Of course there are egregious examples that I would hope we can all agree are abusive, but I am more interested in the more difficult calls. Athlete does skill wrong. Coach corrects. Athlete does skill wrong. Coach corrects. Athlete does skill wrong again and coach gets frustrated and . . . has some sort of reaction. How do we determine whether the reaction is abusive? From the coach's perspective, the athlete isn't listening, is wasting time and turns, and is potentially putting her/himself at risk either of an acute or a repetitive injury. Further, even as a consequence for breaking the rules, I'd expect our personal lines for what is OK and what is not OK will differ. If a kid gets sent out of practice to sit for ten minutes, that's going to be damaging to the kid's self esteem, but it may nonetheless be something where almost all of us would agree that it's the right call. Maybe what you're trying to get at here is personal attacks?
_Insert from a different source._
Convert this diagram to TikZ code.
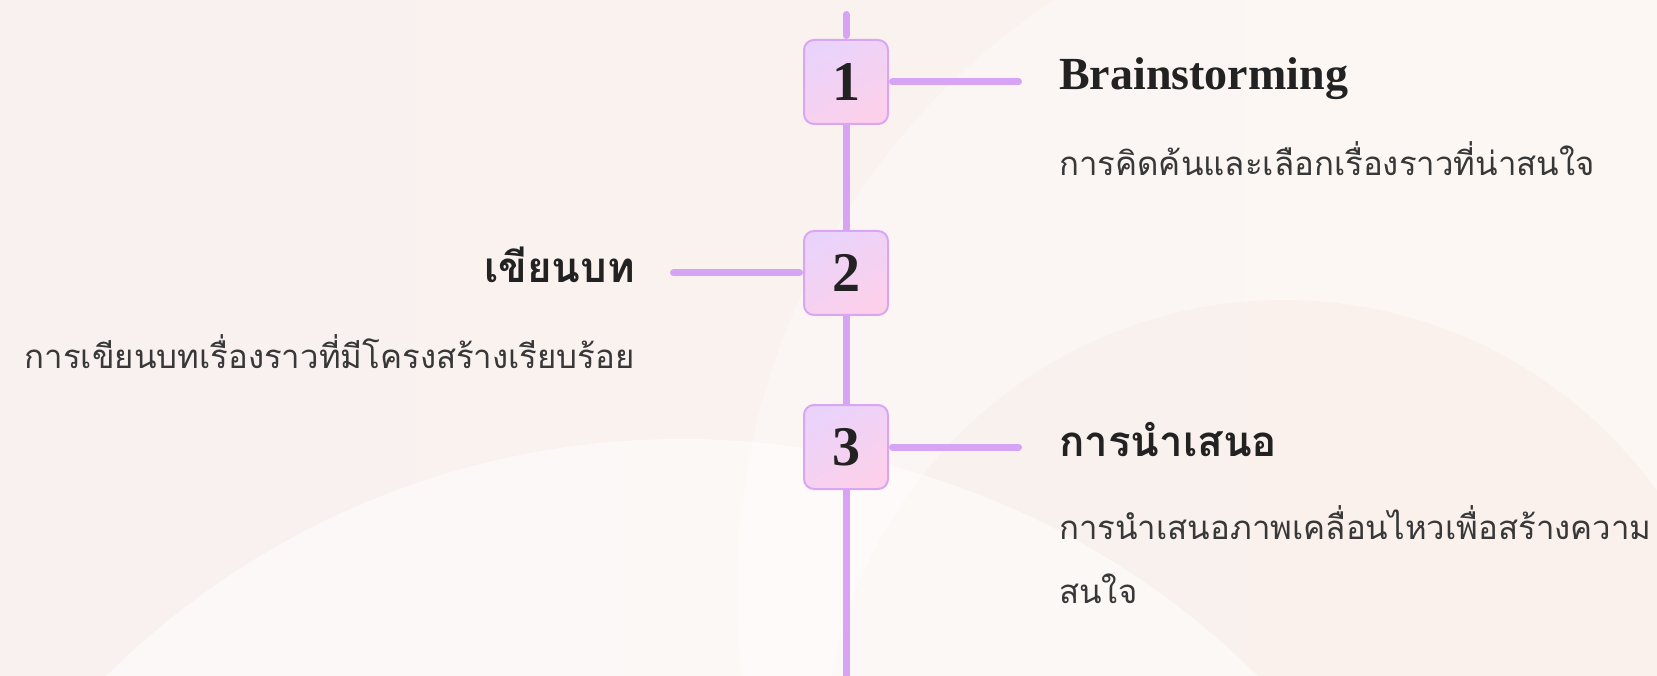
\documentclass[tikz,border=0pt]{standalone}
\usepackage{fontspec}
\setmainfont{Liberation Serif}
\newfontfamily\thaifont[Script=Thai]{Loma}
\definecolor{bgleft}{HTML}{F9F1F0}
\definecolor{bgright}{HTML}{FBF3EC}
\definecolor{humpcol}{HTML}{F9EEEA}
\definecolor{railcol}{HTML}{D7A3F4}
\definecolor{boxedge}{HTML}{D9A5F5}
\definecolor{boxtop}{HTML}{EAD3FB}
\definecolor{boxbot}{HTML}{FCD0EA}
\definecolor{ink}{HTML}{222222}
\tikzset{
  rail/.style={railcol, line width=7pt},
  railend/.style={rail, line cap=round, shorten <=3.5pt, shorten >=3.5pt},
  stepbox/.style={draw=boxedge, line width=2pt, rounded corners=10pt, minimum size=84pt, inner sep=0pt,
    top color=boxtop, bottom color=boxbot, shading angle=30, text=ink, font=\bfseries\fontsize{56}{56}\selectfont},
  entitle/.style={text=ink, inner sep=0pt, font=\bfseries\fontsize{46}{46}\selectfont},
  thtitle/.style={text=ink, inner sep=0pt, font=\thaifont\bfseries\fontsize{42}{42}\selectfont},
  desc/.style={text=ink!90, inner sep=0pt, font=\thaifont\fontsize{33}{33}\selectfont}
}
\begin{document}
\begin{tikzpicture}[x=1pt,y=-1pt]
\useasboundingbox (0,0) rectangle (1657,676);
\shade[left color=bgleft, right color=bgright] (0,0) rectangle (1657,676);
\begin{scope}
\clip (0,0) rectangle (1657,676);
\fill[white, opacity=.35] (1444,590) circle[radius=707];
\fill[humpcol, opacity=.6] (1284,760) circle[radius=460];
\fill[white, opacity=.5] (682,1257) circle[radius=818];
\end{scope}
\node[stepbox] (n1) at (846,82) {1};
\node[stepbox] (n2) at (846,273) {2};
\node[stepbox] (n3) at (846,447) {3};
\coordinate (top) at (846,11);
\coordinate (bot) at (846,690);
\coordinate (e1) at (1022,82);
\coordinate (e2) at (670,273);
\coordinate (e3) at (1022,447);
\draw[railend] (top) -- (n1);
\draw[rail] (n1) -- (n2);
\draw[rail] (n2) -- (n3);
\draw[rail] (n3) -- (bot);
\draw[railend] (n1) -- (e1);
\draw[railend] (n2) -- (e2);
\draw[railend] (n3) -- (e3);
\node[entitle, anchor=base west] (h1) at (1059,90) {Brainstorming};
\node[desc, anchor=base west] (d1) at (1059,176) {การคิดค้นและเลือกเรื่องราวที่น่าสนใจ};
\node[thtitle, anchor=base east] (h2) at (635,283) {เขียนบท};
\node[desc, anchor=base east] (d2) at (635,368) {การเขียนบทเรื่องราวที่มีโครงสร้างเรียบร้อย};
\node[thtitle, anchor=base west] (h3) at (1059,456) {การนำเสนอ};
\node[desc, anchor=base west] (d3) at (1059,539) {การนำเสนอภาพเคลื่อนไหวเพื่อสร้างความ};
\node[desc, anchor=base west] (d3b) at (1059,603) {สนใจ};
\end{tikzpicture}
\end{document}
There's also the interesting effect of filtering in gymnastics, right? Lots of kids at the bottom, who eventually learn that gym is not the sport for them for various reasons, and for some, it's going to be the highly disciplined environment. The ones who stick it out are more likely than not the ones who do listen, who do try hard every turn, who do make an effort to push through fears and blocks, who will work through some routine pain. Yet at most gyms, the higher up a kid gets, the more demanding the coaching is because the coaches expect more and have more at stake in success -- and let's not forget, so do the athletes!
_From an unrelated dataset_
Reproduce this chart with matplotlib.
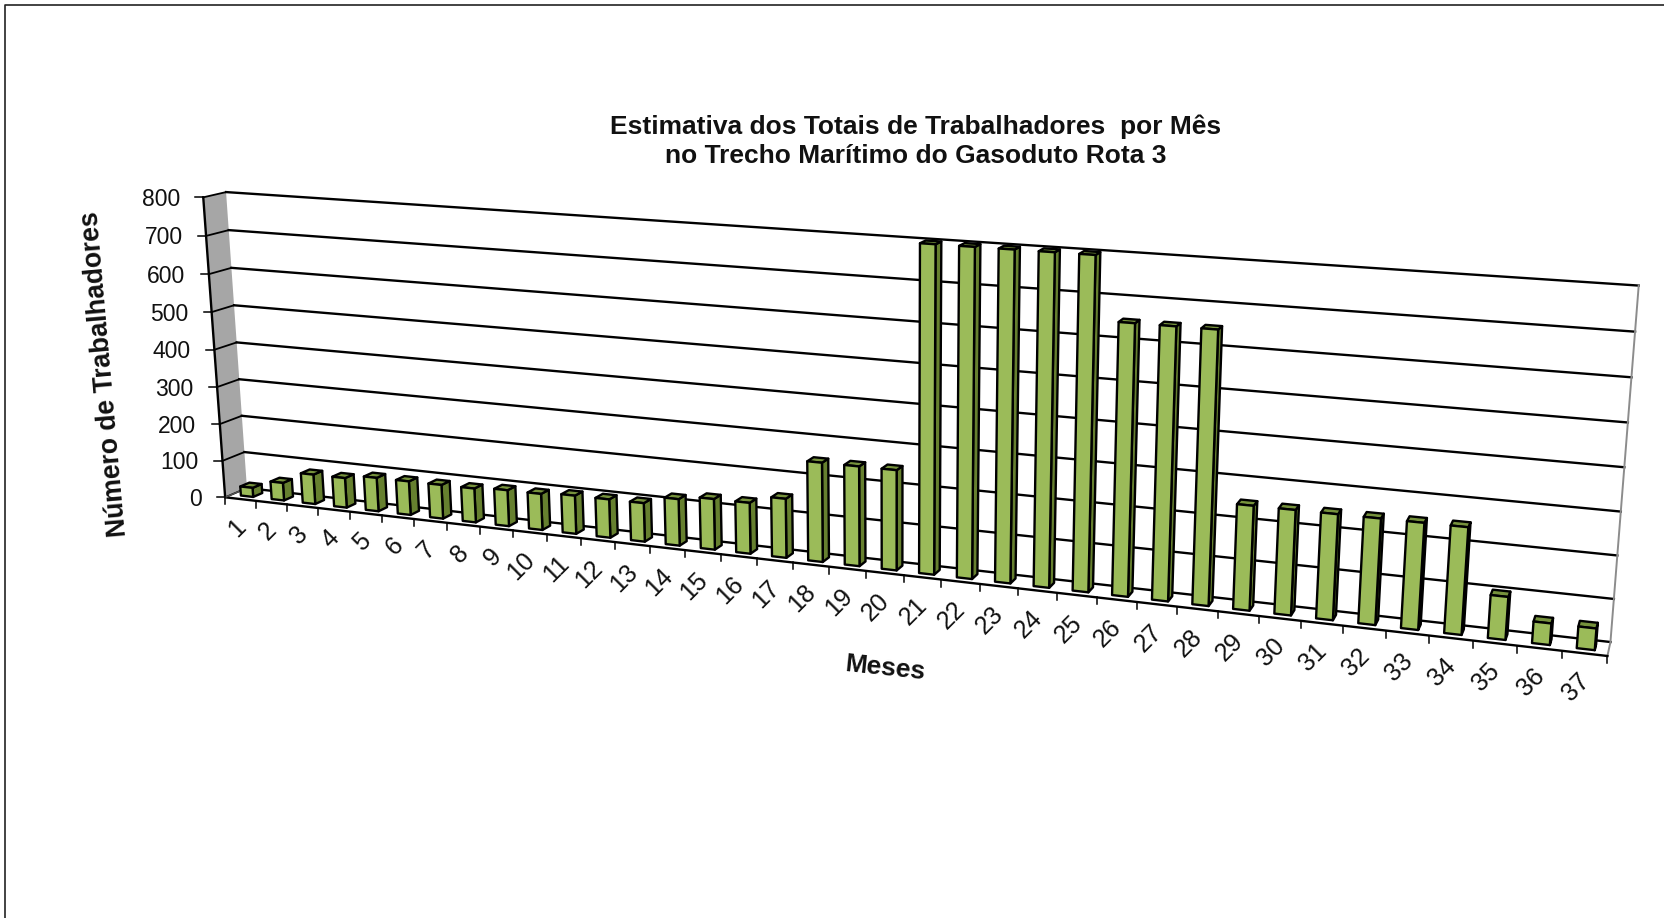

The single most damaging thing that has happened to either of mine in gym was a period when one of the coaches repeatedly accused one of not trying and not caring. The child in question WAS trying and DID care, but the coach could not see that. It became a vicious circle, because the child became increasingly tentative and frustrated, which made the coach increasingly negative. It completely shut down that child's progress on that event, but I think it would have been hard to make the argument that it was abusive, although we found it troubling. (We did eventually successfully make the argument that it was not productive.) I'm also reminded that previous threads have discussed the phenomenon of coaches shouting, and usually someone will chime in and say that what's said is far more important than the volume level.
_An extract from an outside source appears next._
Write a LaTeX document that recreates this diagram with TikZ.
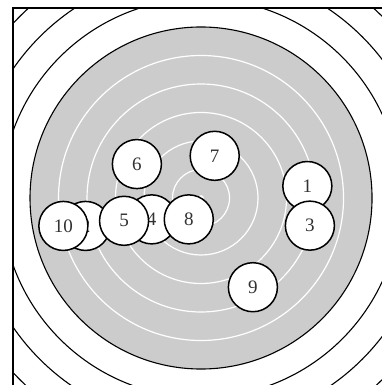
\documentclass[tikz,border=0pt]{standalone}
\usepackage{xcolor}
\usepackage{fontspec}
\setmainfont{Liberation Serif}
\usepackage{tikz}
\definecolor{tGray}{RGB}{204,204,204}
\definecolor{tText}{RGB}{50,50,50}
\tikzset{
  shot/.style={circle,draw=black,line width=1.5pt,fill=white,minimum size=1.72cm,inner sep=0pt,text=tText,font=\fontsize{19}{19}\selectfont},
  ringblack/.style={draw=black,line width=1.1pt},
  ringwhite/.style={draw=white,line width=1.2pt}
}

\begin{document}
\begin{tikzpicture}
\useasboundingbox (-7.053,-6.561) rectangle (6.316,6.947);
\begin{scope}
\clip (-6.6,-6.65) rectangle (6.6,6.67);
% outer rings
\foreach \r in {9,8,7} \draw[ringblack] (0,0) circle (\r);
\fill[tGray] (0,0) circle (6);
\draw[ringblack] (0,0) circle (6);
\foreach \r in {5,4,3,2,1} \draw[ringwhite] (0,0) circle (\r);
\fill[white] (0,0) circle (0.1);
\end{scope}
% frame
\draw[line width=1.3pt] (-6.6,-6.65) rectangle (6.6,6.67);
% shots
\node[shot] (s1) at (3.73,0.42) {1};
\node[shot] (s2) at (-4.05,-0.98) {2};
\node[shot] (s3) at (3.82,-0.97) {3};
\node[shot] (s4) at (-1.73,-0.75) {4};
\node[shot] (s5) at (-2.70,-0.80) {5};
\node[shot] (s6) at (-2.25,1.19) {6};
\node[shot] (s7) at (0.48,1.48) {7};
\node[shot] (s8) at (-0.43,-0.75) {8};
\node[shot] (s9) at (1.82,-3.13) {9};
\node[shot] (s10) at (-4.83,-0.98) {10};
\end{tikzpicture}
\end{document}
If there is going to be cultural change, a lot of hard thought about how to draw these lines needs to happen, but also we need to remember that coaches are only human, and children, especially teenagers, can be hella frustrating. (I sometimes feel like I want to hand our boys' coach a Valium on those days when he finishes coaching preteam and transitions immediately to an evening with his upper optionals. I couldn't do it. No way.)